= Maureen Googoo =

Mi'kmaw journalist and businesswoman from Nova Scotia

Maureen Googoo is a Mi'kmaw journalist and businesswoman from Indian Brook First Nation, Nova Scotia. Googoo is the owner and editor of the independent news website Ku'ku'kwes News, which is focused on Indigenous communities in Atlantic Canada.

Prior to founding Ku'ku'kwes News in 2015, Googoo worked in journalism for 20 years. The Telegram reported that she became "the first Indigenous reporter to work in mainstream media in the Maritimes" when she interned at CBC Radio in the early 1990s. Employed by the Aboriginal Peoples Television Network (APTN) for six years, she was a founding staff member and led its Halifax bureau by 2002.

== Early life and education ==
Googoo is Mi'kmaq and was raised in Indian Brook First Nation, Nova Scotia, Canada. She is a member of the Sipekne'katik Band in Nova Scotia.

After her high school graduation around 1987, Googoo began monthly summer work for Micmac News at the newspaper's bureau in Truro, Nova Scotia. The experience soon led to an interest in reporting on Indigenous news for Indigenous people. She planned to go to university to obtain a degree in journalism and then return to Micmac News. The newspaper closed in 1991, during her studies. Googoo received a bachelor's degree from Saint Mary's University of Halifax, where she studied political science from 1987 to 1992 and interned at the Canadian Broadcasting Corporation for a year. According to The Telegram of St. John's, with her internship at CBC Radio, Googoo became "the first Indigenous reporter to work in mainstream media in the Maritimes." At the CBC, she found that editors did not believe that news stories from her local community, Indian Brook, would appeal to a general audience.

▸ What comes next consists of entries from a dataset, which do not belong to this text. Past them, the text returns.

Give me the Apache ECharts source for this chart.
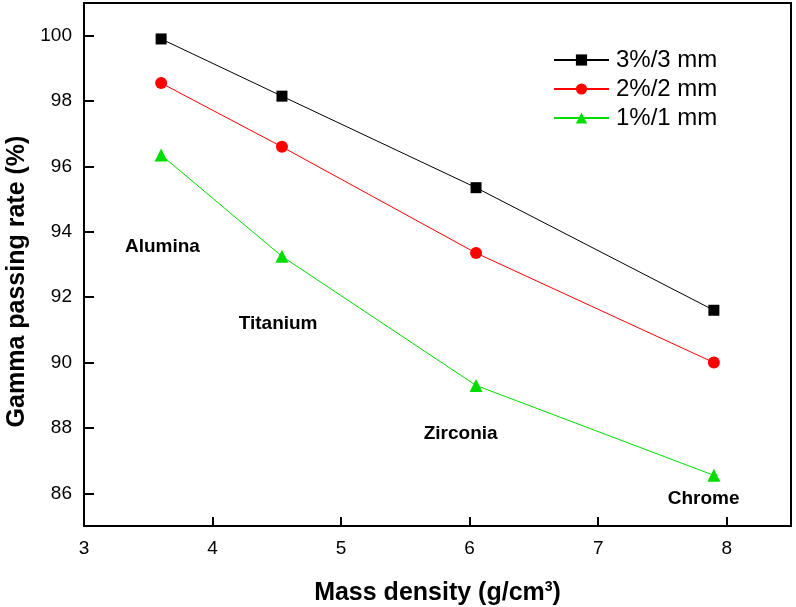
<!DOCTYPE html>
<html>
<head>
<meta charset="utf-8">
<script src="https://cdn.jsdelivr.net/npm/echarts@6/dist/echarts.min.js"></script>
<style>
  html, body { margin: 0; padding: 0; background: #fff; }
  #chart { width: 796px; height: 607px; }
</style>
</head>
<body>
<div id="chart"></div>
<script>
// mass density of each material (g/cm3)
var density = [3.6, 4.54, 6.05, 7.9];
var pass3 = [99.9, 98.15, 95.35, 91.6];
var pass2 = [98.55, 96.6, 93.35, 90.0];
var pass1 = [96.35, 93.25, 89.3, 86.55];
var yTicks = [86, 88, 90, 92, 94, 96, 98, 100];
var materials = ['Alumina', 'Titanium', 'Zirconia', 'Chrome'];
var labelX = [3.61, 4.51, 5.93, 7.82];
var labelY = [93.55, 91.2, 87.83, 85.83];

function pairs(xs, ys) {
    return xs.map(function (x, i) { return [x, ys[i]]; });
}

var myChart = echarts.init(document.getElementById('chart'));
var font = 'Arial, "Liberation Sans", sans-serif';

function lineSeries(name, data, color, symbol, size) {
    return {
        name: name,
        type: 'line',
        data: pairs(density, data),
        symbol: symbol,
        symbolSize: size,
        itemStyle: { color: color },
        lineStyle: { color: color, width: 1 },
        z: 3
    };
}

var option = {
    animation: false,
    backgroundColor: '#fff',
    grid: { left: 84, right: 5, top: 3, bottom: 81, outerBoundsMode: 'none' },
    legend: {
        left: 548,
        top: 43,
        orient: 'vertical',
        itemWidth: 55,
        itemHeight: 14,
        itemGap: 5,
        textStyle: { fontFamily: font, fontSize: 24, color: '#000', padding: [0, 0, 0, 2] },
        data: ['3%/3 mm', '2%/2 mm', '1%/1 mm']
    },
    xAxis: {
        type: 'value',
        min: 3, max: 8.5, interval: 1,
        name: 'Mass density (g/cm{sup|3})',
        nameLocation: 'middle',
        nameGap: 54,
        nameTextStyle: {
            fontFamily: font, fontSize: 25, fontWeight: 'bold', color: '#000',
            rich: { sup: { fontSize: 14, fontWeight: 'bold', verticalAlign: 'top', padding: [0, 0, 12, 0] } }
        },
        axisLine: { onZero: false, lineStyle: { color: '#000', width: 2 } },
        axisTick: { inside: true, length: 9, lineStyle: { color: '#000', width: 2 } },
        axisLabel: {
            fontFamily: font, fontSize: 19, color: '#000', margin: 13,
            showMaxLabel: false
        },
        splitLine: { show: false }
    },
    yAxis: {
        type: 'value',
        min: 85, max: 101,
        name: 'Gamma passing rate (%)',
        nameLocation: 'middle',
        nameGap: 53,
        nameTextStyle: {
            fontFamily: font, fontSize: 25, fontWeight: 'bold', color: '#000',
            padding: [0, 34, 0, 0]
        },
        axisLine: { onZero: false, lineStyle: { color: '#000', width: 2 } },
        axisTick: { inside: true, length: 10, customValues: yTicks, lineStyle: { color: '#000', width: 2 } },
        axisLabel: {
            fontFamily: font, fontSize: 19, color: '#000', margin: 12,
            customValues: yTicks
        },
        splitLine: { show: false }
    },
    series: [
        lineSeries('3%/3 mm', pass3, '#000000', 'rect', 11),
        lineSeries('2%/2 mm', pass2, '#ff0000', 'circle', 12),
        lineSeries('1%/1 mm', pass1, '#00dd00', 'triangle', 13),
        {
            type: 'scatter',
            data: pairs(labelX, labelY),
            symbolSize: 1,
            itemStyle: { color: 'rgba(0,0,0,0)' },
            silent: true,
            z: 5,
            label: {
                show: true,
                position: 'inside',
                fontFamily: font, fontSize: 19, fontWeight: 'bold', color: '#000',
                opacity: 1,
                textBorderWidth: 0,
                formatter: function (p) { return materials[p.dataIndex]; }
            }
        }
    ],
    graphic: [
        // top and right frame lines
        { type: 'rect', shape: { x: 84, y: 3, width: 707, height: 523 },
          style: { fill: 'none', stroke: '#000', lineWidth: 2 }, z: 1 }
    ]
};
myChart.setOption(option);
</script>
</body>
</html>
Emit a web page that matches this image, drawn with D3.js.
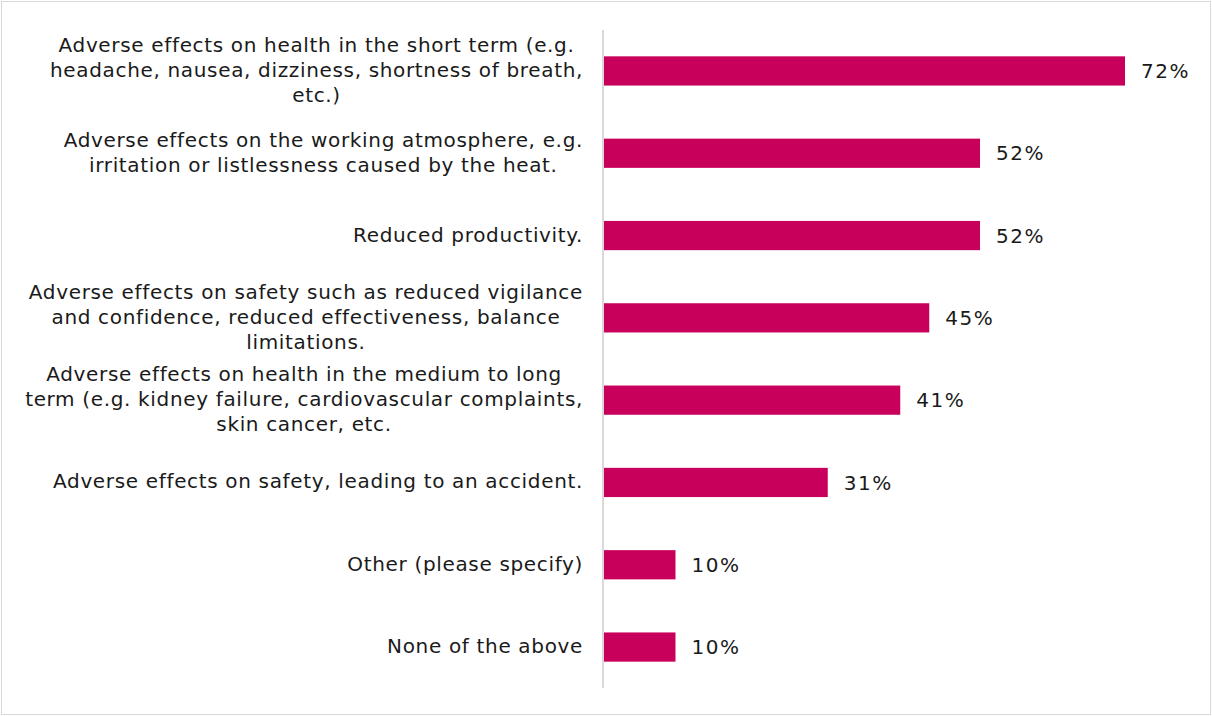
<!DOCTYPE html>
<html>
<head>
<meta charset="utf-8">
<script src="https://cdn.jsdelivr.net/npm/d3@7"></script>
<style>
  html, body { margin: 0; padding: 0; background: #fff; }
  svg { display: block; }
  text { font-family: "DejaVu Sans", Verdana, sans-serif; fill: #1a1a1a; }
</style>
</head>
<body>
<svg id="chart" width="1212" height="716"></svg>
<script>
// Reasons reported (each entry is one wrapped label, lines as shown)
const categories = [
  ["Adverse effects on health in the short term (e.g.", "headache, nausea, dizziness, shortness of breath,", "etc.)"],
  ["Adverse effects on the working atmosphere, e.g.", "irritation or listlessness caused by the heat."],
  ["Reduced productivity."],
  ["Adverse effects on safety such as reduced vigilance", "and confidence, reduced effectiveness, balance", "limitations."],
  ["Adverse effects on health in the medium to long", "term (e.g. kidney failure, cardiovascular complaints,", "skin cancer, etc."],
  ["Adverse effects on safety, leading to an accident."],
  ["Other (please specify)"],
  ["None of the above"]
];
const values = [72, 52, 52, 45, 41, 31, 10, 10];
const valueLabels = ["72%", "52%", "52%", "45%", "41%", "31%", "10%", "10%"];

const W = 1212, H = 716;
const svg = d3.select("#chart");

// outer frame
svg.append("rect")
  .attr("x", 1.5).attr("y", 1.5)
  .attr("width", W - 3).attr("height", H - 3)
  .attr("fill", "#fff").attr("stroke", "#d9d9d9").attr("stroke-width", 1);

const axisX = 603, plotTop = 30, plotBottom = 688;

const x = d3.scaleLinear().domain([0, 100]).range([axisX, axisX + 725]);
const y = d3.scaleBand()
  .domain(d3.range(categories.length))
  .range([plotTop, plotBottom])
  .paddingInner(0.645)
  .paddingOuter(0.32);

// bars
svg.append("g").selectAll("rect")
  .data(values)
  .join("rect")
  .attr("x", x(0))
  .attr("y", (d, i) => y(i))
  .attr("width", d => x(d) - x(0))
  .attr("height", y.bandwidth())
  .attr("fill", "#C9005B");

// vertical category axis line
svg.append("line")
  .attr("x1", axisX).attr("x2", axisX)
  .attr("y1", plotTop).attr("y2", plotBottom)
  .attr("stroke", "#d9d9d9").attr("stroke-width", 2);

// value labels
svg.append("g").selectAll("text")
  .data(values)
  .join("text")
  .attr("x", d => x(d) + 16)
  .attr("y", (d, i) => y(i) + y.bandwidth() / 2)
  .attr("dy", "0.36em")
  .attr("font-size", 20)
  .attr("letter-spacing", 1.5)
  .text((d, i) => valueLabels[i]);

// category labels: block right-aligned to the axis, lines centred inside the block
const labelRight = 583, lineH = 25;
const labelG = svg.append("g");
categories.forEach((lines, i) => {
  const g = labelG.append("g");
  const texts = lines.map((ln, j) => g.append("text")
    .attr("font-size", 20)
    .attr("letter-spacing", 0.66)
    .attr("text-anchor", "middle")
    .attr("dy", "0.3em")
    .attr("y", y(i) + y.bandwidth() / 2 + (j - (lines.length - 1) / 2) * lineH)
    .text(ln));
  const maxW = d3.max(texts, t => t.node().getComputedTextLength());
  texts.forEach(t => t.attr("x", labelRight - maxW / 2));
});
</script>
</body>
</html>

After a two-year post-graduate program at Ryerson Polytechnic University in Toronto, she graduated in 1994 with a journalism degree. After leaving school, she recalled initially being encouraged to cover Indigenous news, but soon faced resistance again: "I got into a huge argument with a bureau chief telling me if I kept pushing Aboriginal stories or if I kept continuing on with this 'Native-kick' that I was never going to be promoted or considered for prestigious beats." She recalled having to continue to push back on accusations of impartiality when she tried reporting Indigenous news.

== Career ==
By 2015, Googoo had worked as a journalist for 20 years, in several news mediums, and for the Chronicle Herald of Halifax, CBC, and Aboriginal Peoples Television Network (APTN). After working as director of communications for the Union of Nova Scotia Indians, she was an APTN correspondent in Halifax in 2000. One of the organisation's founding staff members, she presented the lead story on the debut broadcast of APTN National News on April 16, 2000. Footage filmed by Googoo of Innu youth inhaling gasoline was run on national television by the CTV weeks after prime minister Jean Chrétien's victory in the 2000 Canadian federal election. Innu leaders subsequently spoke with Chrétien, who said that he would help the Innu community of Sheshatshiu, Newfoundland and Labrador. By 2002, she led APTN's Halifax bureau, and ultimately worked for the organisation for six and a half years. She received a master's degree from Columbia Journalism School in 2007, after which she began pursuing independent work. She opened the news website RadioGoogoo.ca by 2011.

=== Ku'ku'kwes News ===
In 2015, Googoo founded the news website Ku'ku'kwes News (located at Kukukwes.com), which is focused on Indigenous communities in Atlantic Canada. The word ku'ku'kwes, which is another spelling of her surname Googoo, means "owl" in Mi'kmaqi. As the outlet's publisher, editor, and its only reporter at its opening, she began a crowdfunding campaign to raise money for operation costs and research trips. The website launched with a dozen news stories, including ones on the Mi'kmaw Summer Games and the trial of a former Sipekne'katik Band finance director. By the following year, she worked on the website with photographer Stephen Brake, her husband.

Speaking about media coverage at the start of the 2020 Mi'kmaq lobster dispute, Canadian environmental journalist and academic Candis Callison said Ku'ku'kwes News had "been a vital source of information." As a result of the coverage, the website repeatedly shut down due to increased web traffic and she almost met her 4000$ monthly crowdfunding goal for the website after funding significantly increased. Her website in 2023 reported on the 54 Mi'kmaq fisherman in Nova Scotia and New Brunswick who had been facing charges or undergoing trial.

In 2023, Indigenous media organisations including Ku'ku'kwes News were impacted after Canadian news content was blocked on the social media websites Facebook and Instagram by their owner Meta in response to the Online News Act.

=== Indigenous Media Association of Canada ===
In early 2025, Googoo became interim vice-president of the Indigenous Media Association of Canada (IMAC), a trade group of Indigenous journalists, at the organisation's incorporation. In an interview with CBC News, she stated that the group was formed so that Indigenous media organisations could have "an equal seat at that table."